Development¶
If you are interested in contributing to beatdrop, this is the place to start!
Setting up the Dev Environment¶
The official repository can be found on Github at https://github.com/btemplep/beatdrop. It should be cloned from there.
After cloning the repo, cd into the root code dir.
Create a virtual environment.
$ python -m venv venv
$ source venv/bin/activate
(venv)$ pip install -U pip
Install the local package in editable mode with the all
and dev
extra dependencies.
(venv)$ pip install -e .[dev,all]
If you use pyenv to manage python environments you can install all the recommended python versions with:
$ pyenv install
Nox¶
Nox can be used for several pieces of automation and to generally help with development. You can see what options are available with
$ nox --list
pyenv¶
To run the tests for multiple python environments they must be available.

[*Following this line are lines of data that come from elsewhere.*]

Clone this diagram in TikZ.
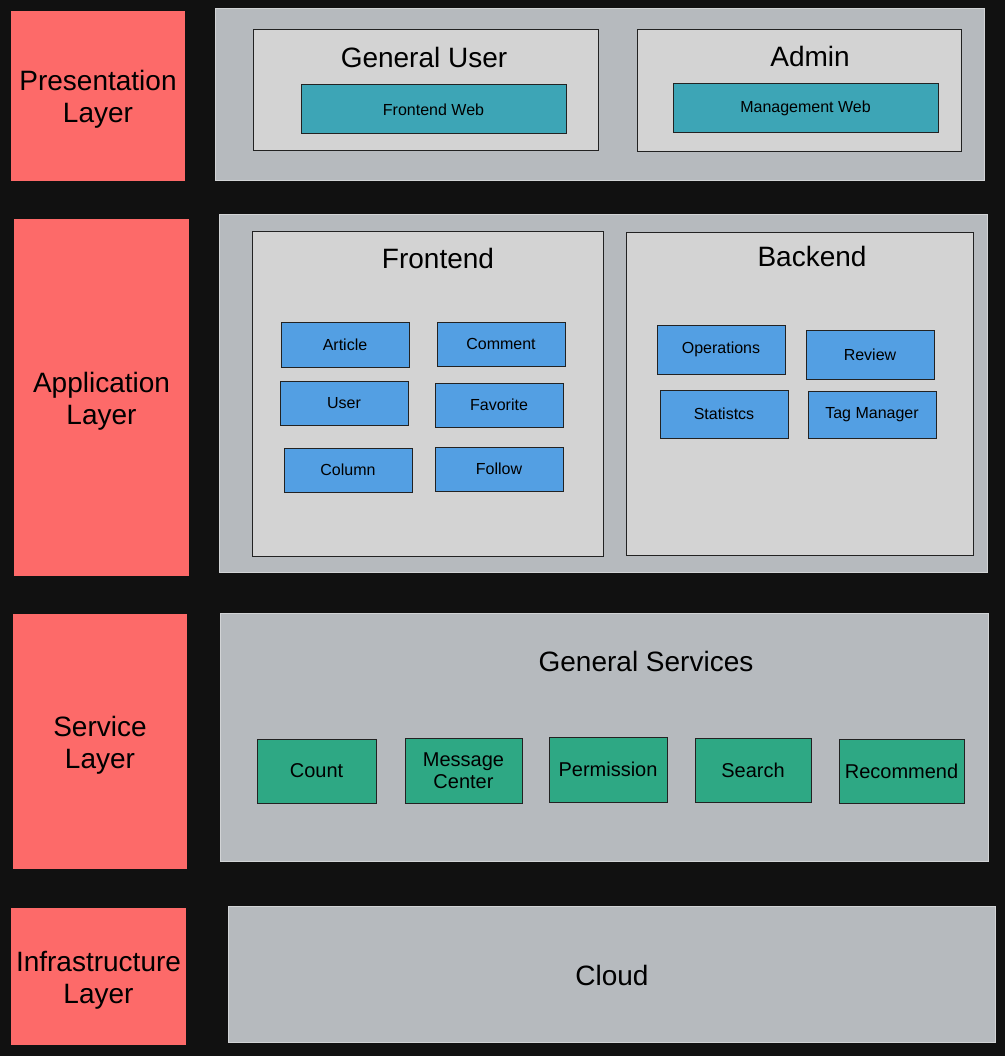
\documentclass[tikz,border=0pt]{standalone}
\usepackage{fontspec}
\setmainfont{Liberation Sans}
\definecolor{bgc}{HTML}{111111}
\definecolor{layerred}{HTML}{FD6A69}
\definecolor{outergrey}{HTML}{B6BABE}
\definecolor{outerline}{HTML}{D2D4D6}
\definecolor{innergrey}{HTML}{D3D3D3}
\definecolor{tealc}{HTML}{3DA5B6}
\definecolor{bluec}{HTML}{539FE3}
\definecolor{greenc}{HTML}{2EA884}
\definecolor{darkline}{HTML}{222222}
\newcommand\bx[7]{\node[#1,minimum width={#5-#3},minimum height={#6-#4}] (#2) at ({(#3+#5)/2},{(#4+#6)/2}) {#7};}
\newcommand\lstrut{\rule{0pt}{27pt}}
\begin{document}
\begin{tikzpicture}[x=1pt,y=-1pt,
  layerbox/.style={fill=layerred,draw=none,inner sep=0pt,align=center,font=\fontsize{28}{32}\selectfont,text=black},
  outerbox/.style={fill=outergrey,draw=outerline,line width=1pt,inner sep=0pt},
  groupbox/.style={fill=innergrey,draw=darkline,line width=1pt,inner sep=0pt},
  webbox/.style={fill=tealc,draw=darkline,line width=1pt,inner sep=0pt,font=\fontsize{16}{18}\selectfont},
  modbox/.style={fill=bluec,draw=darkline,line width=1pt,inner sep=0pt,font=\fontsize{16}{18}\selectfont},
  svcbox/.style={fill=greenc,draw=darkline,line width=1pt,inner sep=0pt,align=center,font=\fontsize{20}{22}\selectfont},
  titletext/.style={inner sep=0pt,font=\fontsize{28}{32}\selectfont}]
\fill[bgc] (0,0) rectangle (1005,1056);
\useasboundingbox (0,0) rectangle (1005,1056);

% Presentation layer
\bx{layerbox}{presL}{11}{11}{185}{181}{\lstrut Presentation\\Layer}
\bx{outerbox}{presO}{215}{9}{984}{181}{}
\bx{groupbox}{guser}{253}{30}{598}{151}{}
\node[titletext] (guserT) at (424,57) {General User};
\bx{webbox}{feweb}{301}{85}{566}{134}{Frontend Web}
\bx{groupbox}{admin}{637}{30}{961}{152}{}
\node[titletext] (adminT) at (810,56) {Admin};
\bx{webbox}{mgweb}{673}{84}{938}{133}{Management Web}

% Application layer
\bx{layerbox}{appL}{14}{219}{189}{576}{\lstrut Application\\Layer}
\bx{outerbox}{appO}{219}{215}{987}{572}{}
\bx{groupbox}{front}{252}{232}{603}{556}{}
\node[titletext] (frontT) at (438,258) {Frontend};
\bx{modbox}{article}{281}{322}{409}{367}{Article}
\bx{modbox}{comment}{437}{322}{565}{366}{Comment}
\bx{modbox}{user}{280}{381}{408}{425}{User}
\bx{modbox}{favorite}{435}{383}{563}{427}{Favorite}
\bx{modbox}{column}{284}{448}{412}{492}{Column}
\bx{modbox}{follow}{435}{447}{563}{491}{Follow}
\bx{groupbox}{back}{626}{233}{973}{555}{}
\node[titletext] (backT) at (812,256) {Backend};
\bx{modbox}{ops}{657}{325}{785}{374}{Operations}
\bx{modbox}{review}{806}{330}{934}{379}{Review}
\bx{modbox}{stats}{660}{390}{788}{438}{Statistcs}
\bx{modbox}{tagm}{808}{391}{936}{438}{Tag Manager}

% Service layer
\bx{layerbox}{svcL}{13}{614}{187}{869}{\lstrut Service\\Layer}
\bx{outerbox}{svcO}{220}{613}{988}{861}{}
\node[titletext] (svcT) at (646,661) {General Services};
\bx{svcbox}{count}{257}{739}{376}{803}{Count}
\bx{svcbox}{msg}{405}{738}{522}{803}{Message\\Center}
\bx{svcbox}{perm}{549}{737}{667}{802}{Permission}
\bx{svcbox}{search}{695}{738}{811}{802}{Search}
\bx{svcbox}{recom}{839}{739}{964}{803}{Recommend}

% Infrastructure layer
\bx{layerbox}{infL}{11}{908}{186}{1045}{\lstrut Infrastructure\\Layer}
\bx{outerbox}{infO}{228}{906}{995}{1042}{}
\node[titletext] (cloudT) at (612,975) {Cloud};
\end{tikzpicture}
\end{document}
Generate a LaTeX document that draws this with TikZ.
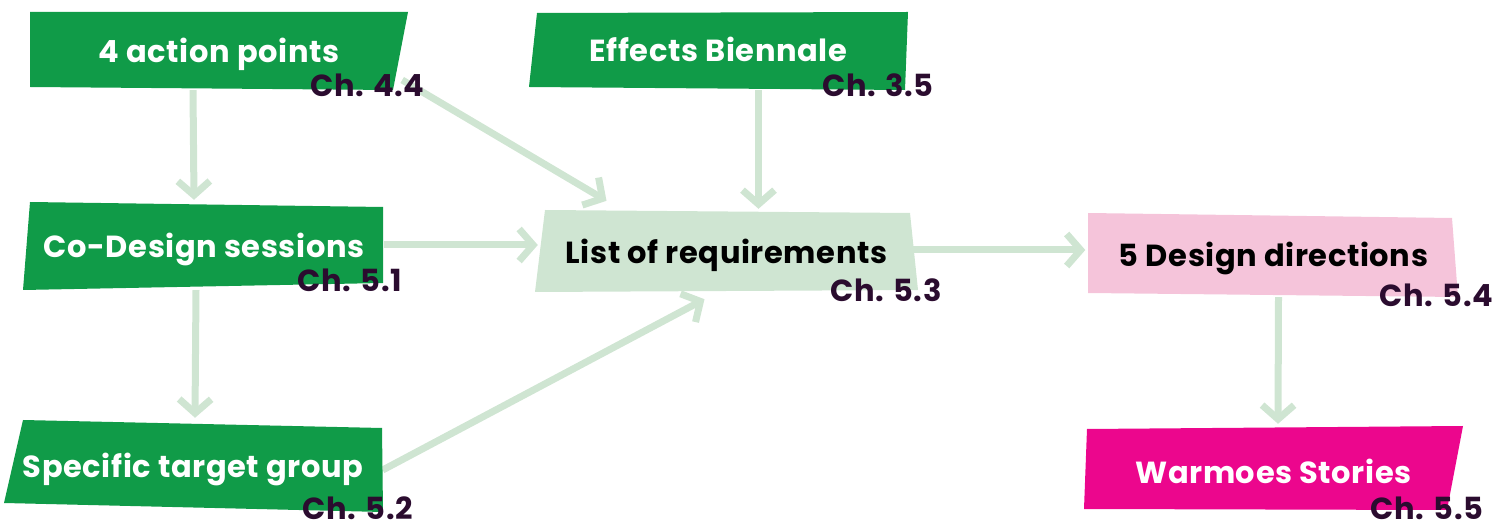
\documentclass[tikz,border=0pt]{standalone}
\usepackage{fontspec}
\setmainfont{Poppins}[LetterSpace=2]
\usetikzlibrary{arrows.meta}
\definecolor{boxgreen}{HTML}{109B48}
\definecolor{palegreen}{HTML}{CFE5D2}
\definecolor{palepink}{HTML}{F5C4DA}
\definecolor{magenta}{HTML}{EC068D}
\definecolor{chapter}{HTML}{2B0C2F}
\pgfdeclarelayer{bg}
\pgfsetlayers{bg,main}
\tikzset{
  bigfont/.style={font=\fontsize{30.5}{33}\selectfont\bfseries},
  % caption node spanning the box: width, height above and below the baseline
  boxnode/.style n args={3}{bigfont, inner sep=0pt, anchor=base,
    minimum width=#1, text height=#2, text depth=#3},
  chap/.style={bigfont, text=chapter, inner sep=0pt, anchor=base},
  link/.style={draw=palegreen, line width=7pt, line join=miter,
    -{Straight Barb[length=14pt,width=32pt,line width=7pt]}},
}
\begin{document}
\begin{tikzpicture}[x=1pt,y=-1pt]
\useasboundingbox (0,0) rectangle (1497,526);

% slanted box shapes
\fill[boxgreen] (30,12) -- (408,12) -- (393,90) -- (30,87) -- cycle;
\fill[boxgreen] (30,202) -- (383,207) -- (383,283) -- (23,290) -- cycle;
\fill[boxgreen] (23,420) -- (382,428) -- (383,512) -- (4,503) -- cycle;
\fill[boxgreen] (537,13) -- (908,12) -- (905,90) -- (529,87) -- cycle;
\fill[palegreen] (545,210) -- (910,213) -- (918,290) -- (535,292) -- cycle;
\fill[palepink] (1088,213) -- (1452,218) -- (1458,297) -- (1088,293) -- cycle;
\fill[magenta] (1087,429) -- (1463,426) -- (1447,510) -- (1084,509) -- cycle;

% box captions
\node[boxnode={378pt}{51pt}{27pt}, text=white] (ap) at (219,63) {4 action points};
\node[boxnode={360pt}{56pt}{32pt}, text=white] (cd) at (204,258) {Co-Design sessions};
\node[boxnode={379pt}{58pt}{34pt}, text=white] (tg) at (193,478) {Specific target group};
\node[boxnode={379pt}{50pt}{28pt}, text=white] (eb) at (718.5,62) {Effects Biennale};
\node[boxnode={383pt}{54pt}{28pt}, text=black] (lr) at (726.5,264) {List of requirements};
\node[boxnode={370pt}{54pt}{30pt}, text=black] (dd) at (1273.5,267) {5 Design directions};
\node[boxnode={379pt}{57pt}{27pt}, text=white] (ws) at (1273.5,483) {Warmoes Stories};

% chapter references
\node[chap] (ch44) at (367.5,97) {Ch. 4.4};
\node[chap] (ch35) at (878,97) {Ch. 3.5};
\node[chap] (ch51) at (350,292) {Ch. 5.1};
\node[chap] (ch53) at (886,302) {Ch. 5.3};
\node[chap] (ch52) at (358,519.5) {Ch. 5.2};
\node[chap] (ch54) at (1436.5,307) {Ch. 5.4};
\node[chap] (ch55) at (1427,519.5) {Ch. 5.5};

% connectors
\begin{pgfonlayer}{bg}
\draw[link] ([xshift=-26pt]ap.south) -- ([xshift=-10pt,yshift=2pt]cd.north);
\draw[link] ([xshift=-8pt]cd.south) -- ([xshift=2pt,yshift=2pt]tg.north);
\draw[link] ([xshift=-6pt,yshift=-29pt]ap.east) -- ([xshift=-120pt,yshift=9pt]lr.north);
\draw[link] ([xshift=40pt]eb.south) -- ([xshift=32pt,yshift=1pt]lr.north);
\draw[link] ([yshift=1pt]cd.east) -- ([xshift=3pt,yshift=6pt]lr.west);
\draw[link] ([yshift=-4pt]tg.east) -- ([xshift=-22pt,yshift=-7pt]lr.south);
\draw[link] ([xshift=-8pt,yshift=1pt]lr.east) -- ([xshift=-3pt,yshift=5pt]dd.west);
\draw[link] ([xshift=5pt]dd.south) -- ([xshift=4.5pt,yshift=2pt]ws.north);
\end{pgfonlayer}
\end{tikzpicture}
\end{document}
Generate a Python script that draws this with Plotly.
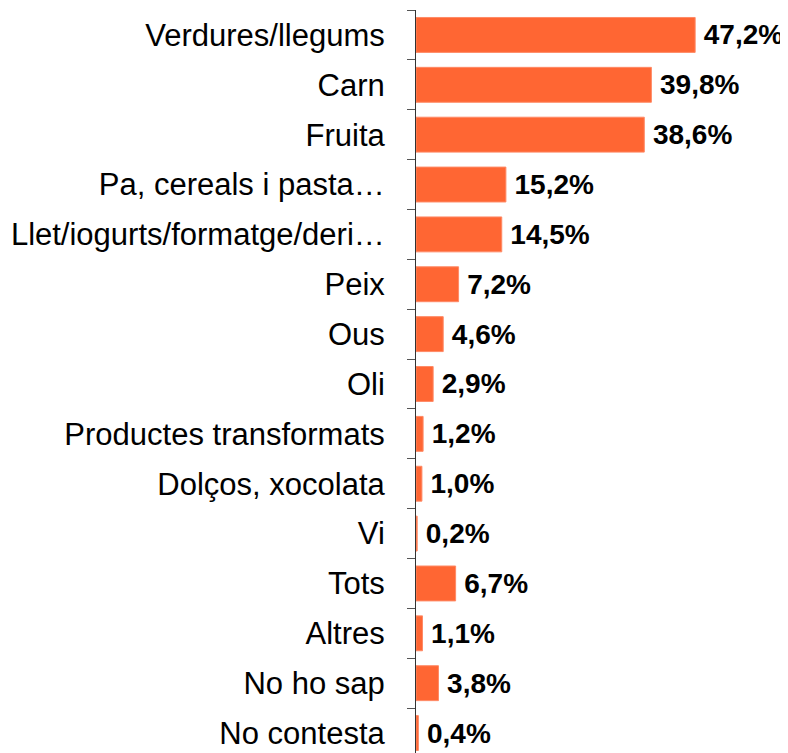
import plotly.graph_objects as go

categories = [
    "Verdures/llegums", "Carn", "Fruita", "Pa, cereals i pasta…",
    "Llet/iogurts/formatge/deri…", "Peix", "Ous", "Oli",
    "Productes transformats", "Dolços, xocolata", "Vi", "Tots",
    "Altres", "No ho sap", "No contesta",
]
values = [47.2, 39.8, 38.6, 15.2, 14.5, 7.2, 4.6, 2.9, 1.2, 1.0, 0.2, 6.7, 1.1, 3.8, 0.4]
value_labels = ["\u2009" + f"{v:.1f}%".replace(".", ",") for v in values]

fig = go.Figure(
    go.Bar(
        x=values,
        y=categories,
        orientation="h",
        marker=dict(color="#FF6633", line=dict(color="#FF8A66", width=1)),
        text=value_labels,
        textposition="outside",
        textfont=dict(family="Liberation Sans, Arial", size=28, color="#000000", weight="bold"),
        cliponaxis=False,
        width=0.7,
    )
)

fig.update_layout(
    width=780,
    height=745,
    margin=dict(l=408, r=0, t=2, b=0),
    paper_bgcolor="white",
    plot_bgcolor="white",
    showlegend=False,
    xaxis=dict(
        range=[0, 62.9],
        visible=False,
        showgrid=False,
        zeroline=False,
    ),
    yaxis=dict(
        type="category",
        categoryorder="array",
        categoryarray=categories,
        range=[14.4, -0.5],
        showline=True,
        linecolor="#333333",
        linewidth=1,
        ticks="outside",
        tickson="boundaries",
        ticklen=8,
        tickcolor="#555555",
        tickwidth=1,
        ticklabelstandoff=24,
        tickfont=dict(family="Liberation Sans, Arial", size=31, color="#000000"),
        showgrid=False,
        zeroline=False,
    ),
)

fig.write_html("out.html")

I would recommend using pyenv for this.
The python versions recommend are held in the .python-version
file.
If you use pyenv, you can install the python versions that nox will test with using the following command in the root directory:
$ pyenv install
Tests¶
Test code is kept under ./tests
. Inside this dir, are other directories to cover separate high-level testing categories.
Currently, ./tests/unit/
is the only one, but if there were functional tests they should be put under ./tests/functional/
, etc.
pytest is used as the test suite for beatdrop.
It and other plugins are installed with the dev
extra dependency.
Strive for 100% coverage in all tests. Try to test as many scenarios and edge cases as possible/feasible. Any new additions are expected to come with full testing. The same is expected for fixed bugs. There should be tests that cover the scenario in order to avoid regression.
The unit test can be run from the project root directory with manually with (this saves time over nox):
(venv)$ pytest -vvv --cov=src/beatdrop --cov-report html tests/unit
This will create a coverage report in ./htmlcov
. You can view the results by opening ./htmlcov/index.html
.
Documentation¶
All code that is part of the public API should have docstrings in NumPy format (classes, methods, functions, etc.) When in doubt, reference other docstrings for similar what it should look like.
It’s also encouraged to write docstrings for the non-public pieces as well. :)
Schedulers and schedule entries should have their own page and be put under their respective toctree.